• Aim of the exercise:
Can the data below be set down again exactly, line for line?

----------

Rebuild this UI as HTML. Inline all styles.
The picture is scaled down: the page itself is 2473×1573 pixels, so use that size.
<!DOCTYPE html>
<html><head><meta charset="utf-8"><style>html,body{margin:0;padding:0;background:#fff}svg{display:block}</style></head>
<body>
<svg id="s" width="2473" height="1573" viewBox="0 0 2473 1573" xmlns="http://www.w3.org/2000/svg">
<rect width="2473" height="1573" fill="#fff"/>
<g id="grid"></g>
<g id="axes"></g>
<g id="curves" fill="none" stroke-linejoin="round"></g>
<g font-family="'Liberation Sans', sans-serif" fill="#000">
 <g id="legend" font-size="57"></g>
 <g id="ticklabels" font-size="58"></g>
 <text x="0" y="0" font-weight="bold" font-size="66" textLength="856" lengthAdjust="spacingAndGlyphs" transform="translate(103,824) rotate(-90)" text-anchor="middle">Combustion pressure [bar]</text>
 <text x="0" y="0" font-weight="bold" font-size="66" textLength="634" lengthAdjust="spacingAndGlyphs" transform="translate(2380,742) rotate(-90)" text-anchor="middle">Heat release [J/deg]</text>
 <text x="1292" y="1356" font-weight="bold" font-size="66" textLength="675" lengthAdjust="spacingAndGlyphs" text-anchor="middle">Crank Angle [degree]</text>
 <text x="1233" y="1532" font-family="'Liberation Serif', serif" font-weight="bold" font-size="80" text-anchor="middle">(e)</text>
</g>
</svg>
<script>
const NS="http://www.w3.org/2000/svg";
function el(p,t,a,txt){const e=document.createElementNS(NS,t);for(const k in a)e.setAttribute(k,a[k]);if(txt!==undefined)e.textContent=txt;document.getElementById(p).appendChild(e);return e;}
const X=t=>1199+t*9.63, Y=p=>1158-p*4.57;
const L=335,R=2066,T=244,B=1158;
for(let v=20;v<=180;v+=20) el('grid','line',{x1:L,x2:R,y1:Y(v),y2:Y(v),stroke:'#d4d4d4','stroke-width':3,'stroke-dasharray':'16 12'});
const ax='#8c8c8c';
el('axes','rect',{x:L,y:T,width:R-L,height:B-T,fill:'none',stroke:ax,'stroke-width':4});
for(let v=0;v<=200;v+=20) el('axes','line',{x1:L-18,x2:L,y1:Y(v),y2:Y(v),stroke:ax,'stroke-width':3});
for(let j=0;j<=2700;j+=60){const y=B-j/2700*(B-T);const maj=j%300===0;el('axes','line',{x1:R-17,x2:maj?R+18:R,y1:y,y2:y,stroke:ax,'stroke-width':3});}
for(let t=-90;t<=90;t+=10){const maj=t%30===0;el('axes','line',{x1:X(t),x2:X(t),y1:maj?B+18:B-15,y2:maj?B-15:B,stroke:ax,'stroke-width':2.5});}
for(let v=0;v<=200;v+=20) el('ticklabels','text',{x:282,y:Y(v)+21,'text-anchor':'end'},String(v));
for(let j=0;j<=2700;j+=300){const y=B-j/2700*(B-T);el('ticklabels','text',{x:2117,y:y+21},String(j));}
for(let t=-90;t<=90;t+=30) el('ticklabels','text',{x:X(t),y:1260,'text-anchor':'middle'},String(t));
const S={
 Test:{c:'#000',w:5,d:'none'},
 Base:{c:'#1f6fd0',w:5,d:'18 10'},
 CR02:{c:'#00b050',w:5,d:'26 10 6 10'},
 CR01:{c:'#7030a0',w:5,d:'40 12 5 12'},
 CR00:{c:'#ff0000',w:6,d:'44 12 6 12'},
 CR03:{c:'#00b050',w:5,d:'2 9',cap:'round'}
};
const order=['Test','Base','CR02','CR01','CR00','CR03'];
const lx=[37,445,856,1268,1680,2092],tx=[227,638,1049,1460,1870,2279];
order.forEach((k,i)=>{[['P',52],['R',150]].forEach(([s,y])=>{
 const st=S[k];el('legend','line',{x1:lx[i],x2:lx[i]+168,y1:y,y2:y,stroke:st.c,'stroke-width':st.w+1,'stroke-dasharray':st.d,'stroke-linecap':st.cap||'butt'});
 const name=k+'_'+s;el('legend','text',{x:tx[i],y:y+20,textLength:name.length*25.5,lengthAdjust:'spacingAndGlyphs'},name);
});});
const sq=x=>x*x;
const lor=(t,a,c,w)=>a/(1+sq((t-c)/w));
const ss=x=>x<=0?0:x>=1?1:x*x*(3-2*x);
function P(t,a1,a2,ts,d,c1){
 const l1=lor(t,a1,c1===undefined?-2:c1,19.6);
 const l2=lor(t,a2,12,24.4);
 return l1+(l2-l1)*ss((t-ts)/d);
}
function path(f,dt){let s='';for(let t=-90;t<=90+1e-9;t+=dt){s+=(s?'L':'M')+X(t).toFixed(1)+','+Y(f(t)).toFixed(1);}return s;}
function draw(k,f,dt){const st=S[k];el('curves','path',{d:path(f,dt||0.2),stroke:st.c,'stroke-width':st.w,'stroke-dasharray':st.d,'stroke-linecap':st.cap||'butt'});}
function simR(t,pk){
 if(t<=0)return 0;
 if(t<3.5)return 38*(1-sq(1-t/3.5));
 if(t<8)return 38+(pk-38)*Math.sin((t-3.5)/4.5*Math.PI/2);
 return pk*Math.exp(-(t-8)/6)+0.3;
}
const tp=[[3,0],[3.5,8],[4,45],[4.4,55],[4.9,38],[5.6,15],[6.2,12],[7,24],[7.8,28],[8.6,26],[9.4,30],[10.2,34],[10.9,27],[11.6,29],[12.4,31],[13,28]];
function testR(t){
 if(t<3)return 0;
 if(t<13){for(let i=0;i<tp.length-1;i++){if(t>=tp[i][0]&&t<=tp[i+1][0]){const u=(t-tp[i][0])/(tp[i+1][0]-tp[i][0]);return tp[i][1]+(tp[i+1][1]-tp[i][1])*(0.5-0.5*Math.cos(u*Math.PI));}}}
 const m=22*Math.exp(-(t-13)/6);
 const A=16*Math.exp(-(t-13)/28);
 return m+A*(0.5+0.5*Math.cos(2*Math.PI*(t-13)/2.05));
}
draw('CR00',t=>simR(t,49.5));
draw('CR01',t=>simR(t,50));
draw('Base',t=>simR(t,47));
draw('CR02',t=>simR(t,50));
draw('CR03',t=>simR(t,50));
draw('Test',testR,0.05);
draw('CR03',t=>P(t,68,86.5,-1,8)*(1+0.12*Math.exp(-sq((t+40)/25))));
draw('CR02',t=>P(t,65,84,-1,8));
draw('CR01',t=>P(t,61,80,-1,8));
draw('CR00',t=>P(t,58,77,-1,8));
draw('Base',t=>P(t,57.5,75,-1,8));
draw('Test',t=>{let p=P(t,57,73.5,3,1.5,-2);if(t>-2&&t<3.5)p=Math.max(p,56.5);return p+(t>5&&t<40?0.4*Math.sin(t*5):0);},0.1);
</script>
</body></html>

----------

• Task solution:
Rebuild this UI as HTML. Inline all styles.
The picture is scaled down: the page itself is 2473×1573 pixels, so use that size.
<!DOCTYPE html>
<html><head><meta charset="utf-8"><style>html,body{margin:0;padding:0;background:#fff}svg{display:block}</style></head>
<body>
<svg id="s" width="2473" height="1573" viewBox="0 0 2473 1573" xmlns="http://www.w3.org/2000/svg">
<rect width="2473" height="1573" fill="#fff"/>
<g id="grid"></g>
<g id="axes"></g>
<g id="curves" fill="none" stroke-linejoin="round"></g>
<g font-family="'Liberation Sans', sans-serif" fill="#000">
 <g id="legend" font-size="57"></g>
 <g id="ticklabels" font-size="58"></g>
 <text x="0" y="0" font-weight="bold" font-size="66" textLength="856" lengthAdjust="spacingAndGlyphs" transform="translate(103,824) rotate(-90)" text-anchor="middle">Combustion pressure [bar]</text>
 <text x="0" y="0" font-weight="bold" font-size="66" textLength="634" lengthAdjust="spacingAndGlyphs" transform="translate(2380,742) rotate(-90)" text-anchor="middle">Heat release [J/deg]</text>
 <text x="1292" y="1356" font-weight="bold" font-size="66" textLength="675" lengthAdjust="spacingAndGlyphs" text-anchor="middle">Crank Angle [degree]</text>
 <text x="1233" y="1532" font-family="'Liberation Serif', serif" font-weight="bold" font-size="80" text-anchor="middle">(e)</text>
</g>
</svg>
<script>
const NS="http://www.w3.org/2000/svg";
function el(p,t,a,txt){const e=document.createElementNS(NS,t);for(const k in a)e.setAttribute(k,a[k]);if(txt!==undefined)e.textContent=txt;document.getElementById(p).appendChild(e);return e;}
const X=t=>1199+t*9.63, Y=p=>1158-p*4.57;
const L=335,R=2066,T=244,B=1158;
for(let v=20;v<=180;v+=20) el('grid','line',{x1:L,x2:R,y1:Y(v),y2:Y(v),stroke:'#d4d4d4','stroke-width':3,'stroke-dasharray':'16 12'});
const ax='#8c8c8c';
el('axes','rect',{x:L,y:T,width:R-L,height:B-T,fill:'none',stroke:ax,'stroke-width':4});
for(let v=0;v<=200;v+=20) el('axes','line',{x1:L-18,x2:L,y1:Y(v),y2:Y(v),stroke:ax,'stroke-width':3});
for(let j=0;j<=2700;j+=60){const y=B-j/2700*(B-T);const maj=j%300===0;el('axes','line',{x1:R-17,x2:maj?R+18:R,y1:y,y2:y,stroke:ax,'stroke-width':3});}
for(let t=-90;t<=90;t+=10){const maj=t%30===0;el('axes','line',{x1:X(t),x2:X(t),y1:maj?B+18:B-15,y2:maj?B-15:B,stroke:ax,'stroke-width':2.5});}
for(let v=0;v<=200;v+=20) el('ticklabels','text',{x:282,y:Y(v)+21,'text-anchor':'end'},String(v));
for(let j=0;j<=2700;j+=300){const y=B-j/2700*(B-T);el('ticklabels','text',{x:2117,y:y+21},String(j));}
for(let t=-90;t<=90;t+=30) el('ticklabels','text',{x:X(t),y:1260,'text-anchor':'middle'},String(t));
const S={
 Test:{c:'#000',w:5,d:'none'},
 Base:{c:'#1f6fd0',w:5,d:'18 10'},
 CR02:{c:'#00b050',w:5,d:'26 10 6 10'},
 CR01:{c:'#7030a0',w:5,d:'40 12 5 12'},
 CR00:{c:'#ff0000',w:6,d:'44 12 6 12'},
 CR03:{c:'#00b050',w:5,d:'2 9',cap:'round'}
};
const order=['Test','Base','CR02','CR01','CR00','CR03'];
const lx=[37,445,856,1268,1680,2092],tx=[227,638,1049,1460,1870,2279];
order.forEach((k,i)=>{[['P',52],['R',150]].forEach(([s,y])=>{
 const st=S[k];el('legend','line',{x1:lx[i],x2:lx[i]+168,y1:y,y2:y,stroke:st.c,'stroke-width':st.w+1,'stroke-dasharray':st.d,'stroke-linecap':st.cap||'butt'});
 const name=k+'_'+s;el('legend','text',{x:tx[i],y:y+20,textLength:name.length*25.5,lengthAdjust:'spacingAndGlyphs'},name);
});});
const sq=x=>x*x;
const lor=(t,a,c,w)=>a/(1+sq((t-c)/w));
const ss=x=>x<=0?0:x>=1?1:x*x*(3-2*x);
function P(t,a1,a2,ts,d,c1){
 const l1=lor(t,a1,c1===undefined?-2:c1,19.6);
 const l2=lor(t,a2,12,24.4);
 return l1+(l2-l1)*ss((t-ts)/d);
}
function path(f,dt){let s='';for(let t=-90;t<=90+1e-9;t+=dt){s+=(s?'L':'M')+X(t).toFixed(1)+','+Y(f(t)).toFixed(1);}return s;}
function draw(k,f,dt){const st=S[k];el('curves','path',{d:path(f,dt||0.2),stroke:st.c,'stroke-width':st.w,'stroke-dasharray':st.d,'stroke-linecap':st.cap||'butt'});}
function simR(t,pk){
 if(t<=0)return 0;
 if(t<3.5)return 38*(1-sq(1-t/3.5));
 if(t<8)return 38+(pk-38)*Math.sin((t-3.5)/4.5*Math.PI/2);
 return pk*Math.exp(-(t-8)/6)+0.3;
}
const tp=[[3,0],[3.5,8],[4,45],[4.4,55],[4.9,38],[5.6,15],[6.2,12],[7,24],[7.8,28],[8.6,26],[9.4,30],[10.2,34],[10.9,27],[11.6,29],[12.4,31],[13,28]];
function testR(t){
 if(t<3)return 0;
 if(t<13){for(let i=0;i<tp.length-1;i++){if(t>=tp[i][0]&&t<=tp[i+1][0]){const u=(t-tp[i][0])/(tp[i+1][0]-tp[i][0]);return tp[i][1]+(tp[i+1][1]-tp[i][1])*(0.5-0.5*Math.cos(u*Math.PI));}}}
 const m=22*Math.exp(-(t-13)/6);
 const A=16*Math.exp(-(t-13)/28);
 return m+A*(0.5+0.5*Math.cos(2*Math.PI*(t-13)/2.05));
}
draw('CR00',t=>simR(t,49.5));
draw('CR01',t=>simR(t,50));
draw('Base',t=>simR(t,47));
draw('CR02',t=>simR(t,50));
draw('CR03',t=>simR(t,50));
draw('Test',testR,0.05);
draw('CR03',t=>P(t,68,86.5,-1,8)*(1+0.12*Math.exp(-sq((t+40)/25))));
draw('CR02',t=>P(t,65,84,-1,8));
draw('CR01',t=>P(t,61,80,-1,8));
draw('CR00',t=>P(t,58,77,-1,8));
draw('Base',t=>P(t,57.5,75,-1,8));
draw('Test',t=>{let p=P(t,57,73.5,3,1.5,-2);if(t>-2&&t<3.5)p=Math.max(p,56.5);return p+(t>5&&t<40?0.4*Math.sin(t*5):0);},0.1);
</script>
</body></html>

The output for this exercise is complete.